● **Exercise requirements**
Locate all lines with the word "that" and copy them out.

_ _ _ _ _

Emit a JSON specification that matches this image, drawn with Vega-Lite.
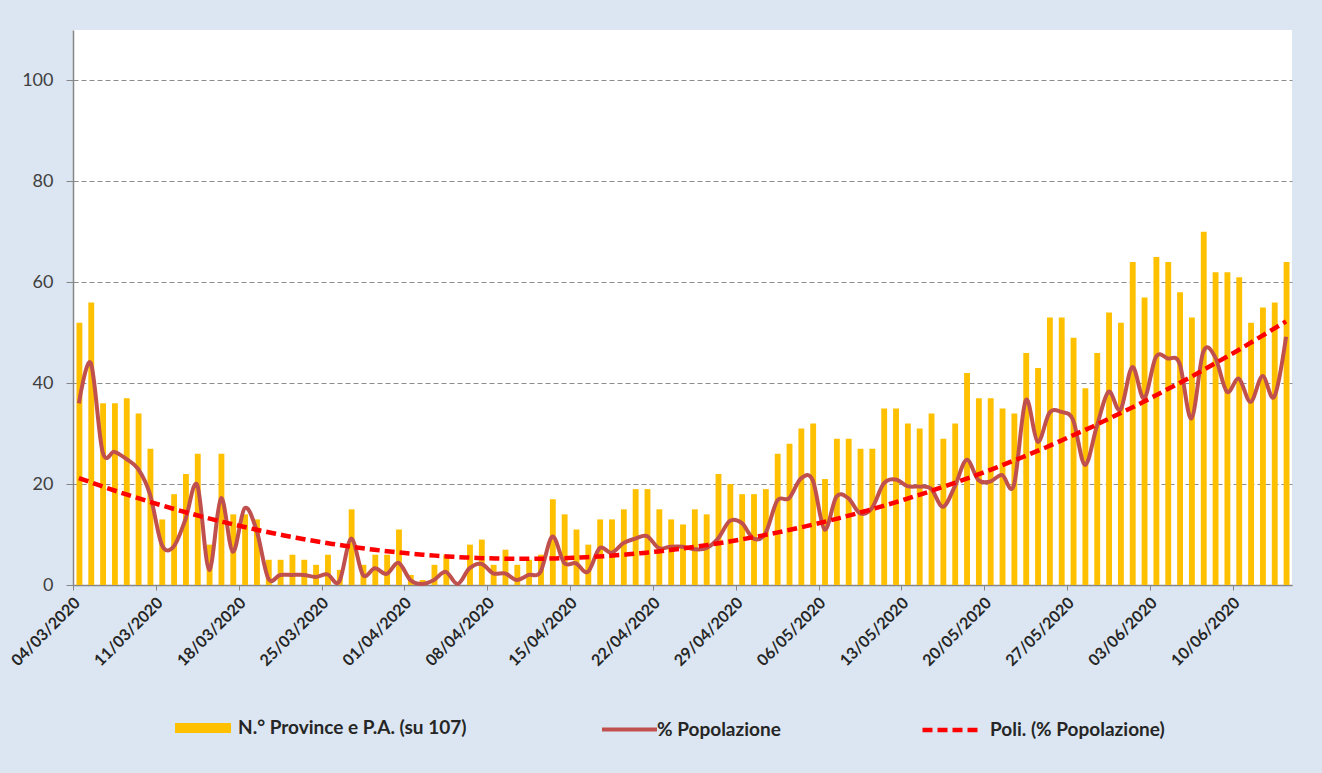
{
  "$schema": "https://vega.github.io/schema/vega-lite/v6.json",
  "width": 1219,
  "height": 555,
  "autosize": "none",
  "padding": {"left": 73, "top": 30, "right": 30, "bottom": 188},
  "background": "#DCE6F2",
  "data": {
    "format": {"parse": {"date": "date"}},
    "values": [
      {"date": "2020-03-04T12:00:00", "prov": 52, "pop": 36},
      {"date": "2020-03-05T12:00:00", "prov": 56, "pop": 44},
      {"date": "2020-03-06T12:00:00", "prov": 36, "pop": 26.4},
      {"date": "2020-03-07T12:00:00", "prov": 36, "pop": 26.4},
      {"date": "2020-03-08T12:00:00", "prov": 37, "pop": 25},
      {"date": "2020-03-09T12:00:00", "prov": 34, "pop": 23},
      {"date": "2020-03-10T12:00:00", "prov": 27, "pop": 18},
      {"date": "2020-03-11T12:00:00", "prov": 13, "pop": 8},
      {"date": "2020-03-12T12:00:00", "prov": 18, "pop": 7.6},
      {"date": "2020-03-13T12:00:00", "prov": 22, "pop": 13},
      {"date": "2020-03-14T12:00:00", "prov": 26, "pop": 19.8},
      {"date": "2020-03-15T12:00:00", "prov": 8, "pop": 3},
      {"date": "2020-03-16T12:00:00", "prov": 26, "pop": 17.2},
      {"date": "2020-03-17T12:00:00", "prov": 14, "pop": 6.6},
      {"date": "2020-03-18T12:00:00", "prov": 14, "pop": 15.2},
      {"date": "2020-03-19T12:00:00", "prov": 13, "pop": 10.9},
      {"date": "2020-03-20T12:00:00", "prov": 5, "pop": 1.3},
      {"date": "2020-03-21T12:00:00", "prov": 5, "pop": 2},
      {"date": "2020-03-22T12:00:00", "prov": 6, "pop": 2},
      {"date": "2020-03-23T12:00:00", "prov": 5, "pop": 2},
      {"date": "2020-03-24T12:00:00", "prov": 4, "pop": 1.6},
      {"date": "2020-03-25T12:00:00", "prov": 6, "pop": 2.1},
      {"date": "2020-03-26T12:00:00", "prov": 3, "pop": 0.7},
      {"date": "2020-03-27T12:00:00", "prov": 15, "pop": 9.2},
      {"date": "2020-03-28T12:00:00", "prov": 4, "pop": 2},
      {"date": "2020-03-29T12:00:00", "prov": 6, "pop": 3.3},
      {"date": "2020-03-30T12:00:00", "prov": 6, "pop": 2.2},
      {"date": "2020-03-31T12:00:00", "prov": 11, "pop": 4.4},
      {"date": "2020-04-01T12:00:00", "prov": 2, "pop": 1},
      {"date": "2020-04-02T12:00:00", "prov": 1, "pop": 0.2},
      {"date": "2020-04-03T12:00:00", "prov": 4, "pop": 1},
      {"date": "2020-04-04T12:00:00", "prov": 6, "pop": 2.6},
      {"date": "2020-04-05T12:00:00", "prov": 0, "pop": 0.2},
      {"date": "2020-04-06T12:00:00", "prov": 8, "pop": 3.3},
      {"date": "2020-04-07T12:00:00", "prov": 9, "pop": 4.2},
      {"date": "2020-04-08T12:00:00", "prov": 4, "pop": 2.3},
      {"date": "2020-04-09T12:00:00", "prov": 7, "pop": 2.3},
      {"date": "2020-04-10T12:00:00", "prov": 4, "pop": 1},
      {"date": "2020-04-11T12:00:00", "prov": 5, "pop": 2},
      {"date": "2020-04-12T12:00:00", "prov": 6, "pop": 2.6},
      {"date": "2020-04-13T12:00:00", "prov": 17, "pop": 9.6},
      {"date": "2020-04-14T12:00:00", "prov": 14, "pop": 4.4},
      {"date": "2020-04-15T12:00:00", "prov": 11, "pop": 4.3},
      {"date": "2020-04-16T12:00:00", "prov": 8, "pop": 2.6},
      {"date": "2020-04-17T12:00:00", "prov": 13, "pop": 7.3},
      {"date": "2020-04-18T12:00:00", "prov": 13, "pop": 6.4},
      {"date": "2020-04-19T12:00:00", "prov": 15, "pop": 8.3},
      {"date": "2020-04-20T12:00:00", "prov": 19, "pop": 9.2},
      {"date": "2020-04-21T12:00:00", "prov": 19, "pop": 9.7},
      {"date": "2020-04-22T12:00:00", "prov": 15, "pop": 7.3},
      {"date": "2020-04-23T12:00:00", "prov": 13, "pop": 7.6},
      {"date": "2020-04-24T12:00:00", "prov": 12, "pop": 7.6},
      {"date": "2020-04-25T12:00:00", "prov": 15, "pop": 7.1},
      {"date": "2020-04-26T12:00:00", "prov": 14, "pop": 7.3},
      {"date": "2020-04-27T12:00:00", "prov": 22, "pop": 9.2},
      {"date": "2020-04-28T12:00:00", "prov": 20, "pop": 12.7},
      {"date": "2020-04-29T12:00:00", "prov": 18, "pop": 12.3},
      {"date": "2020-04-30T12:00:00", "prov": 18, "pop": 9.2},
      {"date": "2020-05-01T12:00:00", "prov": 19, "pop": 10.2},
      {"date": "2020-05-02T12:00:00", "prov": 26, "pop": 16.7},
      {"date": "2020-05-03T12:00:00", "prov": 28, "pop": 17.2},
      {"date": "2020-05-04T12:00:00", "prov": 31, "pop": 21.1},
      {"date": "2020-05-05T12:00:00", "prov": 32, "pop": 20.8},
      {"date": "2020-05-06T12:00:00", "prov": 21, "pop": 11},
      {"date": "2020-05-07T12:00:00", "prov": 29, "pop": 17.5},
      {"date": "2020-05-08T12:00:00", "prov": 29, "pop": 17.2},
      {"date": "2020-05-09T12:00:00", "prov": 27, "pop": 14.2},
      {"date": "2020-05-10T12:00:00", "prov": 27, "pop": 15.2},
      {"date": "2020-05-11T12:00:00", "prov": 35, "pop": 20.1},
      {"date": "2020-05-12T12:00:00", "prov": 35, "pop": 20.9},
      {"date": "2020-05-13T12:00:00", "prov": 32, "pop": 19.6},
      {"date": "2020-05-14T12:00:00", "prov": 31, "pop": 19.5},
      {"date": "2020-05-15T12:00:00", "prov": 34, "pop": 19.1},
      {"date": "2020-05-16T12:00:00", "prov": 29, "pop": 15.5},
      {"date": "2020-05-17T12:00:00", "prov": 32, "pop": 19.5},
      {"date": "2020-05-18T12:00:00", "prov": 42, "pop": 24.8},
      {"date": "2020-05-19T12:00:00", "prov": 37, "pop": 20.8},
      {"date": "2020-05-20T12:00:00", "prov": 37, "pop": 20.5},
      {"date": "2020-05-21T12:00:00", "prov": 35, "pop": 21.8},
      {"date": "2020-05-22T12:00:00", "prov": 34, "pop": 19.8},
      {"date": "2020-05-23T12:00:00", "prov": 46, "pop": 36.6},
      {"date": "2020-05-24T12:00:00", "prov": 43, "pop": 28.4},
      {"date": "2020-05-25T12:00:00", "prov": 53, "pop": 34.1},
      {"date": "2020-05-26T12:00:00", "prov": 53, "pop": 34.3},
      {"date": "2020-05-27T12:00:00", "prov": 49, "pop": 32.7},
      {"date": "2020-05-28T12:00:00", "prov": 39, "pop": 23.8},
      {"date": "2020-05-29T12:00:00", "prov": 46, "pop": 31.4},
      {"date": "2020-05-30T12:00:00", "prov": 54, "pop": 38.3},
      {"date": "2020-05-31T12:00:00", "prov": 52, "pop": 34.7},
      {"date": "2020-06-01T12:00:00", "prov": 64, "pop": 43.2},
      {"date": "2020-06-02T12:00:00", "prov": 57, "pop": 37},
      {"date": "2020-06-03T12:00:00", "prov": 65, "pop": 45.2},
      {"date": "2020-06-04T12:00:00", "prov": 64, "pop": 44.9},
      {"date": "2020-06-05T12:00:00", "prov": 58, "pop": 43.9},
      {"date": "2020-06-06T12:00:00", "prov": 53, "pop": 33},
      {"date": "2020-06-07T12:00:00", "prov": 70, "pop": 46.2},
      {"date": "2020-06-08T12:00:00", "prov": 62, "pop": 45.2},
      {"date": "2020-06-09T12:00:00", "prov": 62, "pop": 38.3},
      {"date": "2020-06-10T12:00:00", "prov": 61, "pop": 40.9},
      {"date": "2020-06-11T12:00:00", "prov": 52, "pop": 36.3},
      {"date": "2020-06-12T12:00:00", "prov": 55, "pop": 41.4},
      {"date": "2020-06-13T12:00:00", "prov": 56, "pop": 37.3},
      {"date": "2020-06-14T12:00:00", "prov": 64, "pop": 49.2}
    ]
  },
  "layer": [
    {
      "mark": {"type": "bar", "width": {"band": 0.58}},
      "encoding": {
        "x": {
          "field": "date", "timeUnit": "yearmonthdate", "type": "temporal",
          "scale": {"domain": [{"year": 2020, "month": 3, "date": 4}, {"year": 2020, "month": 6, "date": 15}], "nice": false},
          "axis": {
            "title": null,
            "values": [
              {"year": 2020, "month": 3, "date": 4}, {"year": 2020, "month": 3, "date": 11},
              {"year": 2020, "month": 3, "date": 18}, {"year": 2020, "month": 3, "date": 25},
              {"year": 2020, "month": 4, "date": 1}, {"year": 2020, "month": 4, "date": 8},
              {"year": 2020, "month": 4, "date": 15}, {"year": 2020, "month": 4, "date": 22},
              {"year": 2020, "month": 4, "date": 29}, {"year": 2020, "month": 5, "date": 6},
              {"year": 2020, "month": 5, "date": 13}, {"year": 2020, "month": 5, "date": 20},
              {"year": 2020, "month": 5, "date": 27}, {"year": 2020, "month": 6, "date": 3},
              {"year": 2020, "month": 6, "date": 10}
            ],
            "format": "%d/%m/%Y",
            "labelAngle": -45,
            "labelAlign": "right",
            "labelBaseline": "middle",
            "labelFont": "Lato",
            "labelFontWeight": "bold",
            "labelFontSize": 16,
            "labelColor": "#262626",
            "labelPadding": 10,
            "labelOffset": 4,
            "labelOverlap": false,
            "labelFlush": false,
            "labelBound": false,
            "tickSize": 5,
            "tickColor": "#868686",
            "domainColor": "#868686",
            "domainWidth": 1.5,
            "grid": false
          }
        },
        "y": {
          "field": "prov", "type": "quantitative",
          "scale": {"domain": [0, 110], "nice": false},
          "axis": {
            "title": null,
            "values": [0, 20, 40, 60, 80, 100],
            "labelFont": "Lato",
            "labelFontSize": 18,
            "labelColor": "#404040",
            "labelPadding": 13,
            "tickSize": 7,
            "tickColor": "#868686",
            "domainColor": "#868686",
            "domainWidth": 1.5,
            "grid": true,
            "gridColor": "#8C8C8C",
            "gridDash": [5, 3],
            "gridWidth": 1
          }
        },
        "fill": {
          "datum": "N.° Province e P.A. (su 107)",
          "type": "nominal",
          "scale": {"range": ["#FFC000"]},
          "legend": {
            "title": null,
            "orient": "none",
            "legendX": 102,
            "legendY": 670,
            "symbolType": "M-1,-0.18H1V0.18H-1Z",
            "symbolSize": 3136,
            "symbolStrokeWidth": 0,
            "labelFont": "Lato",
            "labelFontWeight": "bold",
            "labelFontSize": 19,
            "labelColor": "#262626",
            "labelOffset": 7,
            "labelLimit": 400
          }
        }
      }
    },
    {
      "mark": {"type": "line", "interpolate": "cardinal", "tension": 0, "strokeWidth": 4},
      "encoding": {
        "x": {"field": "date", "type": "temporal"},
        "y": {"field": "pop", "type": "quantitative"},
        "stroke": {
          "datum": "% Popolazione",
          "type": "nominal",
          "scale": {"range": ["#C0504D"]},
          "legend": {
            "title": null,
            "orient": "none",
            "legendX": 527,
            "legendY": 670,
            "symbolType": "stroke",
            "symbolSize": 3025,
            "symbolStrokeWidth": 4,
            "labelFont": "Lato",
            "labelFontWeight": "bold",
            "labelFontSize": 19,
            "labelColor": "#262626",
            "labelOffset": -2,
            "labelLimit": 400
          }
        }
      }
    },
    {
      "transform": [{"regression": "pop", "on": "date", "method": "poly", "order": 2}],
      "mark": {"type": "line", "strokeWidth": 4.5, "color": "#FF0000"},
      "encoding": {
        "x": {"field": "date", "type": "temporal"},
        "y": {"field": "pop", "type": "quantitative"},
        "strokeDash": {
          "datum": "Poli. (% Popolazione)",
          "type": "nominal",
          "scale": {"range": [[10, 5]]},
          "legend": {
            "title": null,
            "orient": "none",
            "legendX": 847,
            "legendY": 670,
            "symbolType": "stroke",
            "symbolSize": 3025,
            "symbolStrokeWidth": 4.5,
            "symbolStrokeColor": "#FF0000",
            "symbolDash": [14, 6],
            "labelFont": "Lato",
            "labelFontWeight": "bold",
            "labelFontSize": 19,
            "labelColor": "#262626",
            "labelOffset": 10,
            "labelLimit": 400,
            "encode": {
              "symbols": {"update": {"strokeDash": {"value": [14, 6]}, "stroke": {"value": "#FF0000"}}}
            }
          }
        }
      }
    }
  ],
  "config": {
    "view": {"fill": "white", "stroke": null}
  }
}
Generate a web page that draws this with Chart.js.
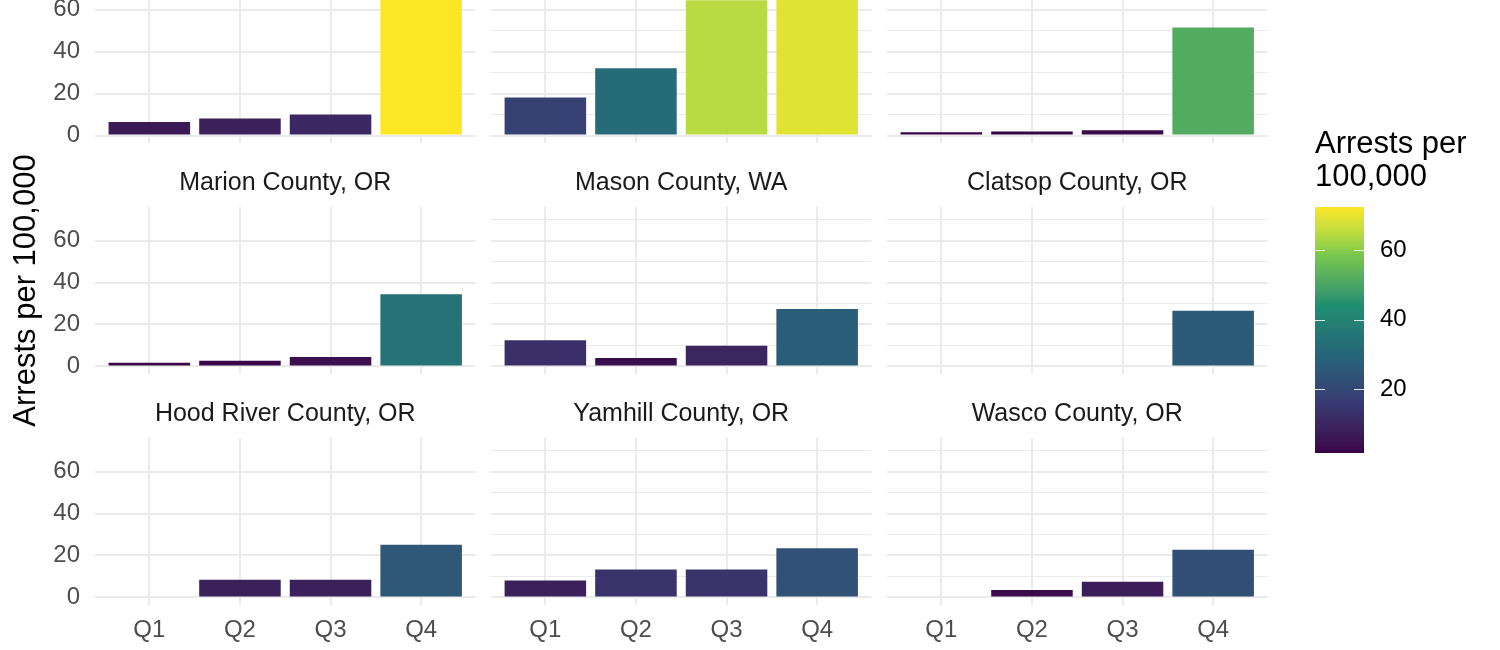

_ _ _ _ _

● **Written response**
Emit a JSON specification that matches this image, drawn with Vega-Lite.
Generate a web page that draws this with Chart.js.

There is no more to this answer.